Given that his stock-in-trade is messy relationships Mackenzie also handles messy sex of the kind that seems faintly realistic (perhaps the custard above goes too far…). Not an easy thing to do at all. You Instead is his sole feature without nudity of some kind. Young Adam again returns to the fore with its free spirited approach. The most memorable scene being a shot of a fly skittering around Tilda Swinton’s breast, more than earning her status of being an utterly fearless actress. In an instant the hopeless dead end relationship between Joe and the barge owning Ella fesses up. It’s repulsive; it’s magnificent. Otherwise the intimate stuff tends to be prominent but more conventional. Only Hallam Foe comes close to using it in anywhere near as interesting a way with Foe’s voyeurism. Once Foe’s finally made it into Sophia Myles’ bed he sees a doppelganger spying from above.
Spread deserves mention here for effort and for the benefits of a director being preoccupied with sex. An Ashton Kutcher vehicle running close to the plot of Alfie, it’s stuffed full of, well, stuffing. Running perilously close to idolising the vacuous lifestyle it’s knocking it redeems itself in the end. Spread dodges the usual ‘going to Hollywood’ trap and preserves some integrity for Mackenzie despite being one of his weaker efforts. Knowing when to use a sex scene never seems to hurt a director’s career.

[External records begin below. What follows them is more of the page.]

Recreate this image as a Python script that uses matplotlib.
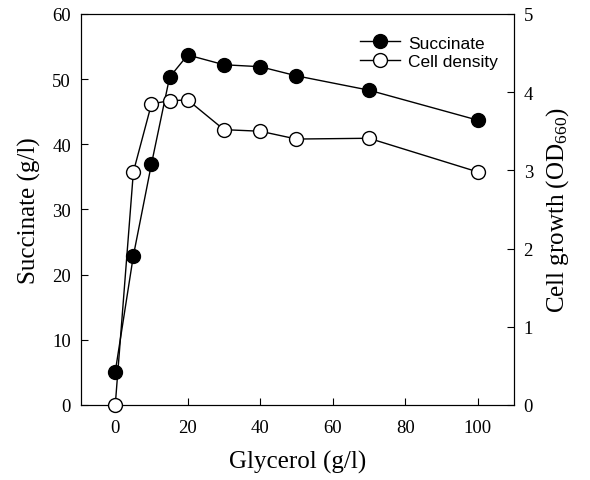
import matplotlib
matplotlib.use("Agg")
import matplotlib.pyplot as plt
from matplotlib.lines import Line2D

# Data
glycerol = [0, 5, 10, 15, 20, 30, 40, 50, 70, 100]
succinate = [5.1, 22.9, 37.0, 50.3, 53.7, 52.2, 51.9, 50.5, 48.3, 43.7]
cell_density = [0.0, 2.98, 3.85, 3.89, 3.90, 3.52, 3.50, 3.40, 3.41, 2.98]

serif = "Liberation Serif"
sans = "Liberation Sans"

plt.rcParams["mathtext.fontset"] = "custom"
plt.rcParams["mathtext.rm"] = serif
plt.rcParams["mathtext.it"] = serif + ":italic"

fig = plt.figure(figsize=(5.9, 4.81), dpi=100)
ax = fig.add_axes([0.137, 0.156, 0.734, 0.813])
ax2 = ax.twinx()

ax.plot(glycerol, succinate, color="black", lw=1.0, marker="o", ms=10,
        markerfacecolor="black", markeredgecolor="black", zorder=3)
ax2.plot(glycerol, cell_density, color="black", lw=1.0, marker="o", ms=10,
         markerfacecolor="white", markeredgecolor="black", zorder=3,
         clip_on=False)

ax.set_xlim(-9.5, 110)
ax.set_ylim(0, 60)
ax2.set_ylim(0, 5)
ax.set_xticks(range(0, 101, 20))
ax.set_yticks(range(0, 61, 10))
ax2.set_yticks(range(0, 6))

ax.tick_params(direction="in", length=5, labelsize=13.5, pad=7)
ax.tick_params(axis="x", pad=10)
ax2.tick_params(direction="in", length=5, labelsize=13.5, pad=7)
for lab in ax.get_xticklabels() + ax.get_yticklabels() + ax2.get_yticklabels():
    lab.set_fontfamily(serif)

ax.set_xlabel("Glycerol (g/l)", fontsize=18, fontfamily=serif, labelpad=10)
ax.set_ylabel("Succinate (g/l)", fontsize=18, fontfamily=serif, labelpad=8)
ax2.set_ylabel(r"Cell growth (OD$_{660}$)", fontsize=18, fontfamily=serif,
               labelpad=8)

handles = [
    Line2D([], [], color="black", lw=1.0, marker="o", ms=10,
           markerfacecolor="black", markeredgecolor="black"),
    Line2D([], [], color="black", lw=1.0, marker="o", ms=10,
           markerfacecolor="white", markeredgecolor="black"),
]
ax2.legend(handles, ["Succinate", "Cell density"], loc="upper right",
           bbox_to_anchor=(1.0, 0.985), frameon=False, handlelength=2.3,
           handletextpad=0.5, labelspacing=0.2,
           prop={"family": sans, "size": 12.5})

fig.savefig("out.png", dpi=100)
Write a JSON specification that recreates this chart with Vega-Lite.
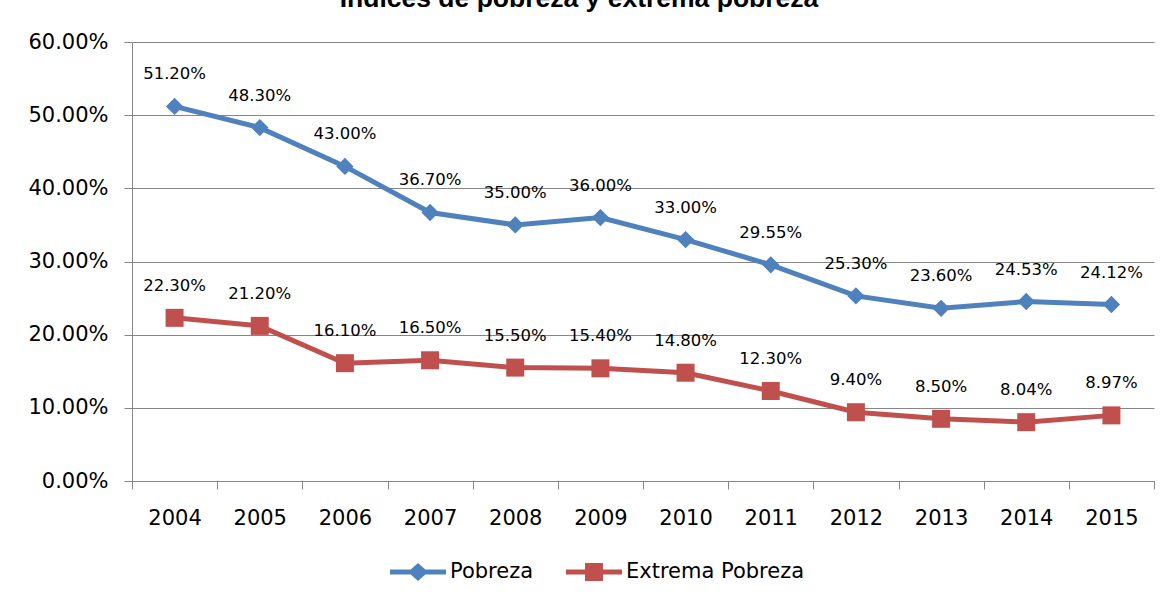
{
  "$schema": "https://vega.github.io/schema/vega-lite/v6.json",
  "width": 1022,
  "height": 439,
  "autosize": {"type": "none"},
  "padding": {"left": 132, "top": 42, "right": 18, "bottom": 124},
  "background": "white",
  "config": {"view": {"stroke": null}},
  "title": {
    "text": "Indices de pobreza y extrema pobreza",
    "font": "Liberation Sans",
    "fontSize": 26.5,
    "fontWeight": "bold",
    "color": "black",
    "anchor": "middle",
    "frame": "group",
    "dx": -64,
    "baseline": "alphabetic",
    "offset": -2
  },
  "data": {
    "values": [
      {"year": "2004", "serie": "Pobreza", "value": 0.512},
      {"year": "2005", "serie": "Pobreza", "value": 0.483},
      {"year": "2006", "serie": "Pobreza", "value": 0.43},
      {"year": "2007", "serie": "Pobreza", "value": 0.367},
      {"year": "2008", "serie": "Pobreza", "value": 0.35},
      {"year": "2009", "serie": "Pobreza", "value": 0.36},
      {"year": "2010", "serie": "Pobreza", "value": 0.33},
      {"year": "2011", "serie": "Pobreza", "value": 0.2955},
      {"year": "2012", "serie": "Pobreza", "value": 0.253},
      {"year": "2013", "serie": "Pobreza", "value": 0.236},
      {"year": "2014", "serie": "Pobreza", "value": 0.2453},
      {"year": "2015", "serie": "Pobreza", "value": 0.2412},
      {"year": "2004", "serie": "Extrema Pobreza", "value": 0.223},
      {"year": "2005", "serie": "Extrema Pobreza", "value": 0.212},
      {"year": "2006", "serie": "Extrema Pobreza", "value": 0.161},
      {"year": "2007", "serie": "Extrema Pobreza", "value": 0.165},
      {"year": "2008", "serie": "Extrema Pobreza", "value": 0.155},
      {"year": "2009", "serie": "Extrema Pobreza", "value": 0.154},
      {"year": "2010", "serie": "Extrema Pobreza", "value": 0.148},
      {"year": "2011", "serie": "Extrema Pobreza", "value": 0.123},
      {"year": "2012", "serie": "Extrema Pobreza", "value": 0.094},
      {"year": "2013", "serie": "Extrema Pobreza", "value": 0.085},
      {"year": "2014", "serie": "Extrema Pobreza", "value": 0.0804},
      {"year": "2015", "serie": "Extrema Pobreza", "value": 0.0897}
    ]
  },
  "encoding": {
    "x": {
      "field": "year",
      "type": "ordinal",
      "scale": {"type": "band", "paddingInner": 0, "paddingOuter": 0},
      "axis": {
        "title": null,
        "labelAngle": 0,
        "labelFont": "DejaVu Sans",
        "labelFontSize": 21,
        "labelColor": "black",
        "labelPadding": 18,
        "tickBand": "extent",
        "tickSize": 8,
        "tickColor": "#868686",
        "domainColor": "#868686",
        "grid": false
      }
    },
    "y": {
      "field": "value",
      "type": "quantitative",
      "scale": {"domain": [0, 0.6]},
      "axis": {
        "title": null,
        "format": ".2%",
        "values": [0, 0.1, 0.2, 0.3, 0.4, 0.5, 0.6],
        "labelFont": "DejaVu Sans",
        "labelFontSize": 21,
        "labelColor": "black",
        "labelPadding": 16,
        "tickSize": 8,
        "tickColor": "#868686",
        "domainColor": "#868686",
        "grid": true,
        "gridColor": "#868686"
      }
    },
    "color": {
      "field": "serie",
      "type": "nominal",
      "scale": {"domain": ["Pobreza", "Extrema Pobreza"], "range": ["#4F81BD", "#C0504D"]},
      "legend": {
        "orient": "none",
        "legendX": 258,
        "legendY": 502,
        "direction": "horizontal",
        "title": null,
        "padding": 0,
        "labelFont": "DejaVu Sans",
        "labelFontSize": 21,
        "labelColor": "black",
        "labelOffset": 4,
        "labelLimit": 400,
        "columnPadding": 32,
        "symbolSize": 3136,
        "encode": {
          "symbols": {
            "update": {
              "shape": {"signal": "datum.value === 'Pobreza' ? 'M-1,-0.09L1,-0.09L1,0.09L-1,0.09Z M0,-0.32L0.36,0L0,0.32L-0.36,0Z' : 'M-1,-0.09L1,-0.09L1,0.09L-1,0.09Z M-0.32,-0.32L0.32,-0.32L0.32,0.32L-0.32,0.32Z'"},
              "fill": {"scale": "color", "field": "value"},
              "stroke": {"value": "transparent"},
              "strokeWidth": {"value": 0},
              "opacity": {"value": 1}
            }
          }
        }
      }
    }
  },
  "layer": [
    {"mark": {"type": "line", "strokeWidth": 5}},
    {
      "transform": [{"filter": "datum.serie === 'Pobreza'"}],
      "mark": {"type": "point", "filled": true, "opacity": 1, "strokeWidth": 0, "size": 300, "shape": "diamond"}
    },
    {
      "transform": [{"filter": "datum.serie === 'Extrema Pobreza'"}],
      "mark": {"type": "point", "filled": true, "opacity": 1, "strokeWidth": 0, "size": 324, "shape": "square"}
    },
    {
      "mark": {"type": "text", "dy": -32, "fontSize": 16.5, "font": "DejaVu Sans", "baseline": "middle"},
      "encoding": {
        "text": {"field": "value", "type": "quantitative", "format": ".2%"},
        "color": {"value": "black"}
      }
    }
  ]
}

As Trevor Johnston put it in Sight & Sound, David Mackenzie turns out his “own brand of not-quite-classifiable movies”. He hit his critical high with Young Adam and it continues to soak everything he’s done since. Somewhat unfairly it was his second film. The danger present there only really recurred in Hallam Foe and the very-occasional frenzied scenes in Perfect Sense. Mackenzie’s characters and films seem to work best when they are held kicking and screaming beneath the water line. Only then do they start to truly feel something.